-- START OF DATA SECTION --

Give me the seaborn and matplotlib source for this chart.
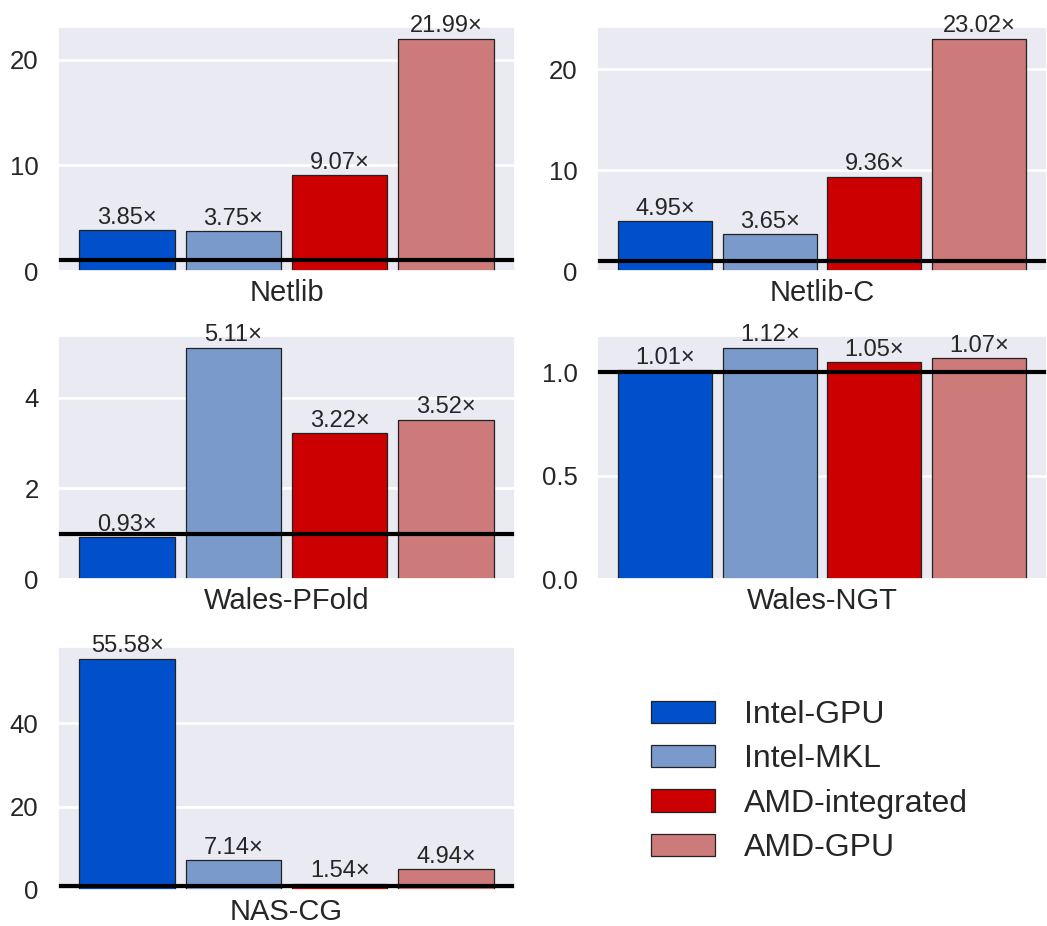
import matplotlib
matplotlib.use("Agg")
import matplotlib.pyplot as plt
from matplotlib.patches import Patch
import seaborn as sns

# --- Dados ---
benchmarks = ["Netlib", "Netlib-C", "Wales-PFold", "Wales-NGT", "NAS-CG"]
systems = ["Intel-GPU", "Intel-MKL", "AMD-integrated", "AMD-GPU"]
intel_gpu = [3.85, 4.95, 0.93, 1.01, 55.58]
intel_mkl = [3.75, 3.65, 5.11, 1.12, 7.14]
amd_integrated = [9.07, 9.36, 3.22, 1.05, 1.54]
amd_gpu = [21.99, 23.02, 3.52, 1.07, 4.94]
yticks = [[0, 10, 20], [0, 10, 20], [0, 2, 4], [0.0, 0.5, 1.0], [0, 20, 40]]
ytick_labels = [["0", "10", "20"], ["0", "10", "20"], ["0", "2", "4"],
                ["0.0", "0.5", "1.0"], ["0", "20", "40"]]
colors = ["#0050CC", "#7A9ACC", "#CC0000", "#CC7A7A"]

# --- Estilo ---
sns.set_theme(style="darkgrid")
plt.rcParams["font.family"] = ["Liberation Sans", "DejaVu Sans"]
plt.rcParams["ytick.major.size"] = 0
plt.rcParams["xtick.major.size"] = 0
plt.rcParams["grid.linewidth"] = 2.0

fig = plt.figure(figsize=(10.47, 9.26), dpi=100)

# posições dos eixos (esquerda, baixo, largura, altura)
positions = [
    (0.0554, 0.7073, 0.4365, 0.2635),
    (0.5702, 0.7073, 0.4298, 0.2635),
    (0.0554, 0.3747, 0.4365, 0.2624),
    (0.5702, 0.3747, 0.4298, 0.2624),
    (0.0554, 0.0389, 0.4365, 0.2624),
]

for i, name in enumerate(benchmarks):
    ax = fig.add_axes(positions[i])
    vals = [intel_gpu[i], intel_mkl[i], amd_integrated[i], amd_gpu[i]]
    sns.barplot(x=systems, y=vals, hue=systems, palette=colors, width=0.9,
                saturation=1, edgecolor="#222222", linewidth=0.9,
                legend=False, ax=ax)
    for cont, v in zip(ax.containers, vals):
        ax.bar_label(cont, labels=[f"{v:.2f}×"], padding=1, fontsize=17,
                     color="#262626")
    ax.axhline(1, color="black", lw=3)
    ax.set_xlim(-0.65, 3.65)
    ax.set_ylim(0, max(vals) * 1.05)
    ax.set_yticks(yticks[i])
    ax.set_yticklabels(ytick_labels[i])
    ax.tick_params(axis="y", labelsize=18.5, pad=14)
    ax.set_xticks([])
    ax.set_xlabel(name, fontsize=21, labelpad=6)
    ax.set_ylabel("")

handles = [Patch(facecolor=c, edgecolor="#222222", linewidth=0.9) for c in colors]
fig.legend(handles, systems, loc="center", bbox_to_anchor=(0.773, 0.156),
           frameon=False, fontsize=23, handlelength=2.0, handleheight=0.7,
           labelspacing=0.45, handletextpad=0.9)

fig.savefig("out.png", dpi=100)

-- END OF DATA SECTION --

:: TASK OBJECTIVE ::
Reproduce the whole listing word for word, setting aside any pictures.

:: OUTPUT OF THE EXERCISE ::
Give me the seaborn and matplotlib source for this chart.
import matplotlib
matplotlib.use("Agg")
import matplotlib.pyplot as plt
from matplotlib.patches import Patch
import seaborn as sns

# --- Dados ---
benchmarks = ["Netlib", "Netlib-C", "Wales-PFold", "Wales-NGT", "NAS-CG"]
systems = ["Intel-GPU", "Intel-MKL", "AMD-integrated", "AMD-GPU"]
intel_gpu = [3.85, 4.95, 0.93, 1.01, 55.58]
intel_mkl = [3.75, 3.65, 5.11, 1.12, 7.14]
amd_integrated = [9.07, 9.36, 3.22, 1.05, 1.54]
amd_gpu = [21.99, 23.02, 3.52, 1.07, 4.94]
yticks = [[0, 10, 20], [0, 10, 20], [0, 2, 4], [0.0, 0.5, 1.0], [0, 20, 40]]
ytick_labels = [["0", "10", "20"], ["0", "10", "20"], ["0", "2", "4"],
                ["0.0", "0.5", "1.0"], ["0", "20", "40"]]
colors = ["#0050CC", "#7A9ACC", "#CC0000", "#CC7A7A"]

# --- Estilo ---
sns.set_theme(style="darkgrid")
plt.rcParams["font.family"] = ["Liberation Sans", "DejaVu Sans"]
plt.rcParams["ytick.major.size"] = 0
plt.rcParams["xtick.major.size"] = 0
plt.rcParams["grid.linewidth"] = 2.0

fig = plt.figure(figsize=(10.47, 9.26), dpi=100)

# posições dos eixos (esquerda, baixo, largura, altura)
positions = [
    (0.0554, 0.7073, 0.4365, 0.2635),
    (0.5702, 0.7073, 0.4298, 0.2635),
    (0.0554, 0.3747, 0.4365, 0.2624),
    (0.5702, 0.3747, 0.4298, 0.2624),
    (0.0554, 0.0389, 0.4365, 0.2624),
]

for i, name in enumerate(benchmarks):
    ax = fig.add_axes(positions[i])
    vals = [intel_gpu[i], intel_mkl[i], amd_integrated[i], amd_gpu[i]]
    sns.barplot(x=systems, y=vals, hue=systems, palette=colors, width=0.9,
                saturation=1, edgecolor="#222222", linewidth=0.9,
                legend=False, ax=ax)
    for cont, v in zip(ax.containers, vals):
        ax.bar_label(cont, labels=[f"{v:.2f}×"], padding=1, fontsize=17,
                     color="#262626")
    ax.axhline(1, color="black", lw=3)
    ax.set_xlim(-0.65, 3.65)
    ax.set_ylim(0, max(vals) * 1.05)
    ax.set_yticks(yticks[i])
    ax.set_yticklabels(ytick_labels[i])
    ax.tick_params(axis="y", labelsize=18.5, pad=14)
    ax.set_xticks([])
    ax.set_xlabel(name, fontsize=21, labelpad=6)
    ax.set_ylabel("")

handles = [Patch(facecolor=c, edgecolor="#222222", linewidth=0.9) for c in colors]
fig.legend(handles, systems, loc="center", bbox_to_anchor=(0.773, 0.156),
           frameon=False, fontsize=23, handlelength=2.0, handleheight=0.7,
           labelspacing=0.45, handletextpad=0.9)

fig.savefig("out.png", dpi=100)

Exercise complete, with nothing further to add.